Show HN: Aidem Network – Launch your product on 150 websites with one click - juhaszhenderson
https://www.aidem.network/?ref=hackernews
======
juhaszhenderson
Hey everyone!

My Co-founder and I have completed dozens of growth hacking projects like
Rumblr (featured by 200+ media outlets in 4 days:
[https://goo.gl/Xbp7R2](https://goo.gl/Xbp7R2)) and Hacbook Elite (six figures
in sales through press and forum marketing:
[https://goo.gl/LFNVc5](https://goo.gl/LFNVc5)).

In our experience, launching is the most annoying, tedious part of building
something new. Spending months pouring your heart and soul into a completely
new product––only to have it seen by 100 people––is exhausting.

Aidem is a simple tool to get your product in front of thousands of people
with a single click.We hand-craft custom pitches for every product, then
manually submit them to hundreds of journalists, communities (like Indie
Hackers), and directories (like the Startup Button).

Aidem is the tool we’ve always dreamt of to take care of shitty launch days
where we’d imagine spending our time––instead of filling out hundreds of forms
and sending hopeless press outreach emails––talking to users, fixing bugs, and
getting upvotes.

“What if we could just, like, pay someone to do this for us?”

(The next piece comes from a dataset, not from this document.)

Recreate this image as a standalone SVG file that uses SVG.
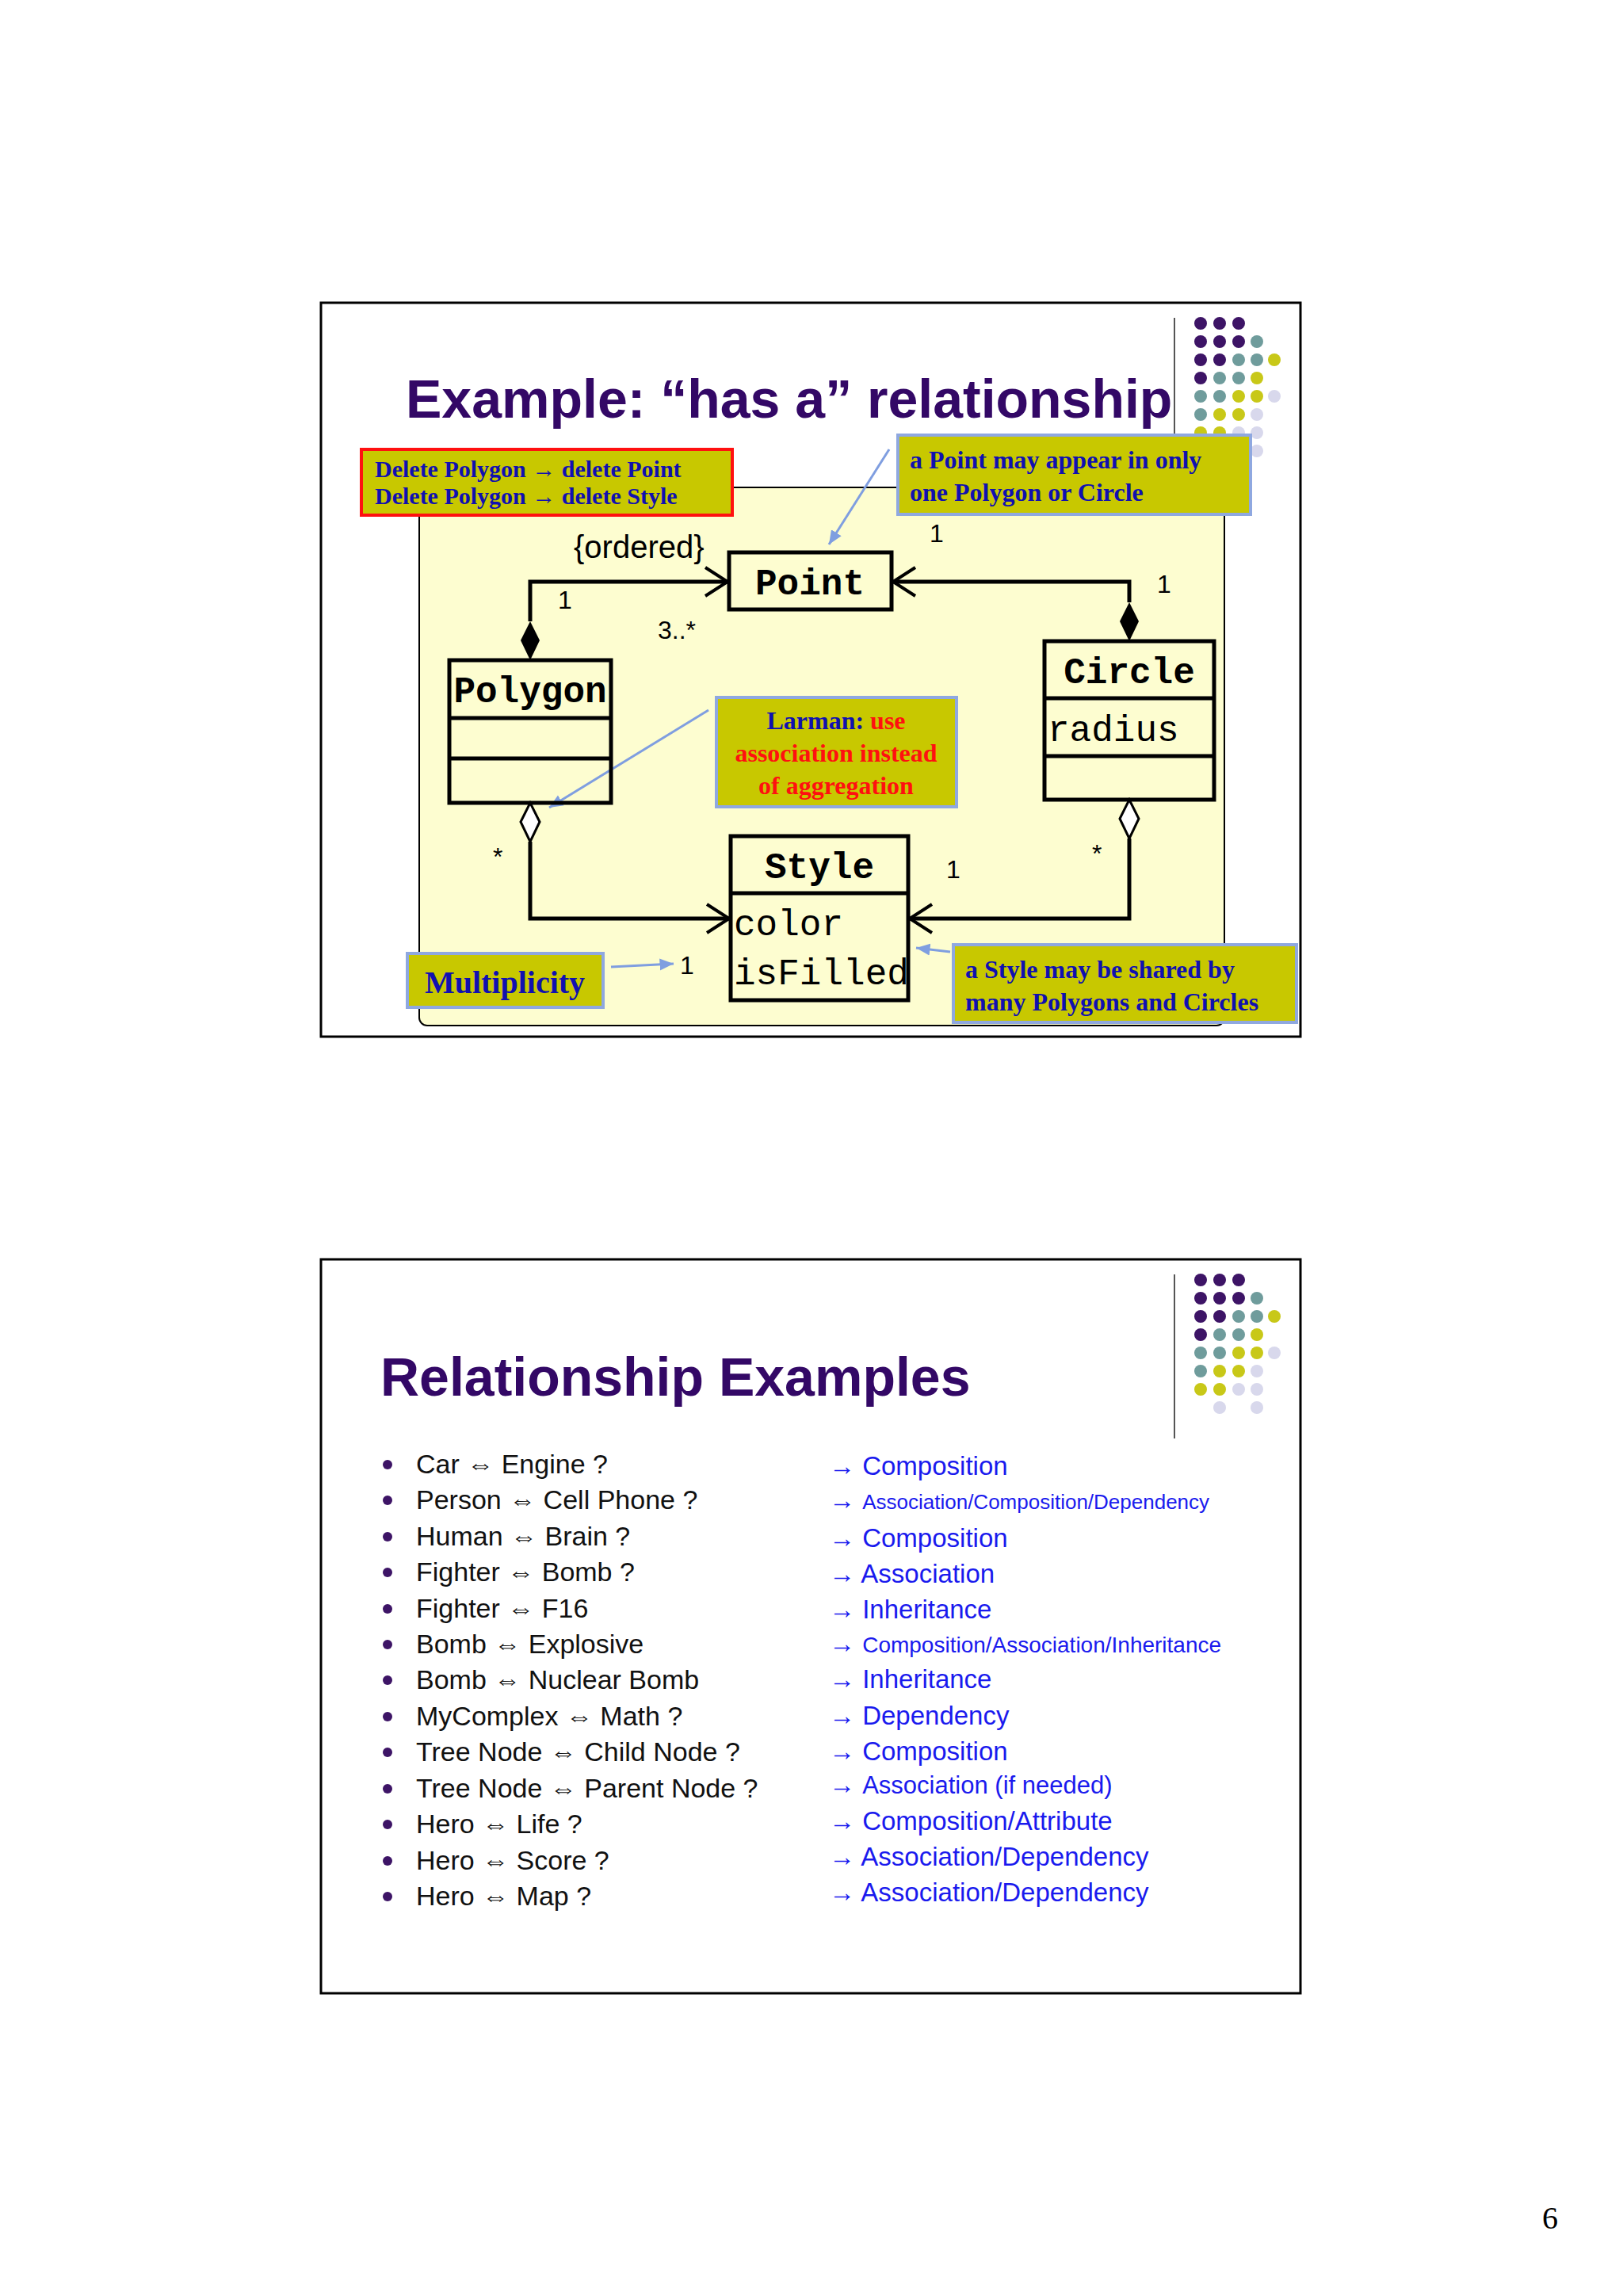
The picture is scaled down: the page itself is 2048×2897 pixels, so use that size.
<svg xmlns="http://www.w3.org/2000/svg" width="2048" height="2897" viewBox="0 0 2048 2897">
<defs>
<style>
.frame{fill:#fff;stroke:#000;stroke-width:3}
.title{font-family:"Liberation Sans",Arial,sans-serif;font-weight:bold;fill:#330866;font-size:68px}
.cls{fill:none;stroke:#000;stroke-width:5}
.mono{font-family:"Liberation Mono","DejaVu Sans Mono",monospace;font-size:46px;fill:#000}
.monob{font-family:"Liberation Mono","DejaVu Sans Mono",monospace;font-size:46px;font-weight:bold;fill:#000}
.line{fill:none;stroke:#000;stroke-width:5}
.lbl{font-family:"Liberation Sans",Arial,sans-serif;font-size:32px;fill:#000}
.note{fill:#c8c800;stroke:#8fa8e0;stroke-width:4}
.nt{font-family:"Liberation Serif","Times New Roman",serif;font-weight:bold;font-size:32px;fill:#1010b0}
.red{fill:#ff1010}
.pt{stroke:#7f9ee0;stroke-width:3;fill:none}
.item{font-family:"Liberation Sans",Arial,"DejaVu Sans",sans-serif;font-size:34px;fill:#111}
.ans{font-family:"Liberation Sans",Arial,"DejaVu Sans",sans-serif;font-size:33px;fill:#1a1aee}
.p{fill:#3d1466}.t{fill:#6f9c9c}.y{fill:#c8c818}.l{fill:#d8d8ec}
</style>
<marker id="open" markerWidth="40" markerHeight="40" refX="0" refY="0" viewBox="-30 -20 40 40" orient="auto" markerUnits="userSpaceOnUse">
<path d="M-28,-18 L0,0 L-28,18" fill="none" stroke="#000" stroke-width="4"/>
</marker>
<marker id="blue" markerWidth="20" markerHeight="20" refX="0" refY="0" viewBox="-14 -8 16 16" orient="auto" markerUnits="userSpaceOnUse">
<path d="M-14,-6 L0,0 L-14,6 z" fill="#7f9ee0"/>
</marker>
<g id="dots">
<circle class="p" cx="0" cy="0" r="8"/><circle class="p" cx="24" cy="0" r="8"/><circle class="p" cx="48" cy="0" r="8"/>
<circle class="p" cx="0" cy="23" r="8"/><circle class="p" cx="24" cy="23" r="8"/><circle class="p" cx="48" cy="23" r="8"/><circle class="t" cx="71" cy="23" r="8"/>
<circle class="p" cx="0" cy="46" r="8"/><circle class="p" cx="24" cy="46" r="8"/><circle class="t" cx="48" cy="46" r="8"/><circle class="t" cx="71" cy="46" r="8"/><circle class="y" cx="93" cy="46" r="8"/>
<circle class="p" cx="0" cy="69" r="8"/><circle class="t" cx="24" cy="69" r="8"/><circle class="t" cx="48" cy="69" r="8"/><circle class="y" cx="71" cy="69" r="8"/>
<circle class="t" cx="0" cy="92" r="8"/><circle class="t" cx="24" cy="92" r="8"/><circle class="y" cx="48" cy="92" r="8"/><circle class="y" cx="71" cy="92" r="8"/><circle class="l" cx="93" cy="92" r="8"/>
<circle class="t" cx="0" cy="115" r="8"/><circle class="y" cx="24" cy="115" r="8"/><circle class="y" cx="48" cy="115" r="8"/><circle class="l" cx="71" cy="115" r="8"/>
<circle class="y" cx="0" cy="138" r="8"/><circle class="y" cx="24" cy="138" r="8"/><circle class="l" cx="48" cy="138" r="8"/><circle class="l" cx="71" cy="138" r="8"/>
<circle class="l" cx="24" cy="161" r="8"/><circle class="l" cx="71" cy="161" r="8"/>
</g>
</defs>
<rect width="2048" height="2897" fill="#fff"/>

<!-- Slide 1 -->
<g id="slide1">
<rect class="frame" x="405" y="382" width="1236" height="926"/>
<line x1="1482" y1="401" x2="1482" y2="554" stroke="#555" stroke-width="2"/>
<use href="#dots" x="1515" y="408"/>
<text class="title" x="512" y="527">Example: “has a” relationship</text>
<rect x="529" y="615" width="1016" height="679" fill="#fdfdd0" stroke="#000" stroke-width="2" rx="10"/>
</g>

<g id="connectors">
<polyline class="line" points="669,784 669,734 918,734" marker-end="url(#open)"/>
<path d="M669,784 L681,808 L669,833 L657,808 z" fill="#000"/>
<polyline class="line" points="1425,760 1425,734 1127,734" marker-end="url(#open)"/>
<path d="M1425,760 L1437,784 L1425,809 L1413,784 z" fill="#000"/>
<polyline class="line" points="669,1062 669,1159 920,1159" marker-end="url(#open)"/>
<path d="M669,1013 L681,1037 L669,1062 L657,1037 z" fill="#fff" stroke="#000" stroke-width="3"/>
<polyline class="line" points="1425,1058 1425,1159 1148,1159" marker-end="url(#open)"/>
<path d="M1425,1009 L1437,1033 L1425,1058 L1413,1033 z" fill="#fff" stroke="#000" stroke-width="3"/>
<line class="pt" x1="1122" y1="567" x2="1046" y2="687" marker-end="url(#blue)"/>
<line class="pt" x1="894" y1="896" x2="693" y2="1019" marker-end="url(#blue)"/>
<line class="pt" x1="771" y1="1220" x2="850" y2="1216" marker-end="url(#blue)"/>
<line class="pt" x1="1199" y1="1201" x2="1156" y2="1196" marker-end="url(#blue)"/>
</g>

<g id="labels">
<text class="lbl" x="724" y="704" font-size="40" style="font-size:40px">{ordered}</text>
<text class="lbl" x="704" y="768">1</text>
<text class="lbl" x="830" y="806">3..*</text>
<text class="lbl" x="1173" y="684">1</text>
<text class="lbl" x="1460" y="748">1</text>
<text class="lbl" x="622" y="1092">*</text>
<text class="lbl" x="1194" y="1108">1</text>
<text class="lbl" x="1378" y="1088">*</text>
<text class="lbl" x="858" y="1229">1</text>
</g>

<g id="Point">
<rect class="cls" x="920" y="697" width="205" height="72" fill="#fff"/>
<text class="monob" x="1022" y="750" text-anchor="middle">Point</text>
</g>
<g id="Polygon">
<rect class="cls" x="567" y="833" width="204" height="180" fill="#fff"/>
<line class="cls" x1="567" y1="906" x2="771" y2="906"/>
<line class="cls" x1="567" y1="957" x2="771" y2="957"/>
<text class="monob" x="669" y="886" text-anchor="middle">Polygon</text>
</g>
<g id="Circle">
<rect class="cls" x="1318" y="809" width="214" height="200" fill="#fff"/>
<line class="cls" x1="1318" y1="881" x2="1532" y2="881"/>
<line class="cls" x1="1318" y1="954" x2="1532" y2="954"/>
<text class="monob" x="1425" y="862" text-anchor="middle">Circle</text>
<text class="mono" x="1322" y="935">radius</text>
</g>
<g id="Style">
<rect class="cls" x="922" y="1055" width="224" height="207" fill="#fff"/>
<line class="cls" x1="922" y1="1127" x2="1146" y2="1127"/>
<text class="monob" x="1034" y="1108" text-anchor="middle">Style</text>
<text class="mono" x="926" y="1180">color</text>
<text class="mono" x="926" y="1242">isFilled</text>
</g>

<g id="noteDelete">
<rect x="456" y="567" width="468" height="83" fill="#c8c800" stroke="#ff1010" stroke-width="4"/>
<text class="nt" x="473" y="602" style="font-size:30px">Delete Polygon → delete Point</text>
<text class="nt" x="473" y="636" style="font-size:30px">Delete Polygon → delete Style</text>
</g>
<g id="notePoint">
<rect class="note" x="1133" y="549" width="445" height="100"/>
<text class="nt" x="1148" y="591">a Point may appear in only</text>
<text class="nt" x="1148" y="632">one Polygon or Circle</text>
</g>
<g id="noteLarman">
<rect class="note" x="904" y="880" width="303" height="138"/>
<text class="nt" x="1055" y="920" text-anchor="middle">Larman: <tspan class="red">use</tspan></text>
<text class="nt red" x="1055" y="961" text-anchor="middle">association instead</text>
<text class="nt red" x="1055" y="1002" text-anchor="middle">of aggregation</text>
</g>
<g id="noteMult">
<rect class="note" x="514" y="1203" width="247" height="68"/>
<text class="nt" x="637" y="1253" text-anchor="middle" style="font-size:40px">Multiplicity</text>
</g>
<g id="noteStyle">
<rect class="note" x="1203" y="1192" width="433" height="98"/>
<text class="nt" x="1218" y="1234">a Style may be shared by</text>
<text class="nt" x="1218" y="1275">many Polygons and Circles</text>
</g>

<!-- Slide 2 -->
<g id="slide2">
<rect class="frame" x="405" y="1589" width="1236" height="926"/>
<line x1="1482" y1="1608" x2="1482" y2="1815" stroke="#555" stroke-width="2"/>
<use href="#dots" x="1515" y="1615"/>
<text class="title" x="480" y="1761">Relationship Examples</text>
<g fill="#3d1466">
<circle cx="489" cy="1848" r="6"/><circle cx="489" cy="1893" r="6"/><circle cx="489" cy="1939" r="6"/><circle cx="489" cy="1984" r="6"/><circle cx="489" cy="2030" r="6"/><circle cx="489" cy="2075" r="6"/><circle cx="489" cy="2120" r="6"/><circle cx="489" cy="2166" r="6"/><circle cx="489" cy="2211" r="6"/><circle cx="489" cy="2257" r="6"/><circle cx="489" cy="2302" r="6"/><circle cx="489" cy="2348" r="6"/><circle cx="489" cy="2393" r="6"/>
</g>
<g class="item">
<text x="525" y="1859">Car ⇔ Engine ?</text>
<text x="525" y="1904">Person ⇔ Cell Phone ?</text>
<text x="525" y="1950">Human ⇔ Brain ?</text>
<text x="525" y="1995">Fighter ⇔ Bomb ?</text>
<text x="525" y="2041">Fighter ⇔ F16</text>
<text x="525" y="2086">Bomb ⇔ Explosive</text>
<text x="525" y="2131">Bomb ⇔ Nuclear Bomb</text>
<text x="525" y="2177">MyComplex ⇔ Math ?</text>
<text x="525" y="2222">Tree Node ⇔ Child Node ?</text>
<text x="525" y="2268">Tree Node ⇔ Parent Node ?</text>
<text x="525" y="2313">Hero ⇔ Life ?</text>
<text x="525" y="2359">Hero ⇔ Score ?</text>
<text x="525" y="2404">Hero ⇔ Map ?</text>
</g>
<g class="ans">
<text x="1046" y="1861">→ Composition</text>
<text x="1046" y="1904"><tspan>→ </tspan><tspan style="font-size:26px">Association/Composition/Dependency</tspan></text>
<text x="1046" y="1952">→ Composition</text>
<text x="1046" y="1997">→ Association</text>
<text x="1046" y="2042">→ Inheritance</text>
<text x="1046" y="2085"><tspan>→ </tspan><tspan style="font-size:28px">Composition/Association/Inheritance</tspan></text>
<text x="1046" y="2130">→ Inheritance</text>
<text x="1046" y="2176">→ Dependency</text>
<text x="1046" y="2221">→ Composition</text>
<text x="1046" y="2263"><tspan>→ </tspan><tspan style="font-size:31px">Association (if needed)</tspan></text>
<text x="1046" y="2309">→ Composition/Attribute</text>
<text x="1046" y="2354">→ Association/Dependency</text>
<text x="1046" y="2399">→ Association/Dependency</text>
</g>
</g>
<text x="1946" y="2812" font-family="Liberation Serif,serif" font-size="40" fill="#000">6</text>
</svg>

That’s what Aidem’s for. It’s a completely manual solution: no bots and no
spam. Daniel and I write all of the pitches ourselves, then manually send them
to our own network of writers and journalists. We don’t copy/paste/spam “open
databases of reporter emails.” That doesn’t work.

Our process takes 5 days, submission takes 30 seconds, and it starts at just
$49!

We’ll be here all day answering questions! We’re going to continue refining
this system, so we'd appreciate any and all feedback.

P.S. Bonus points if you can figure out where our name comes from.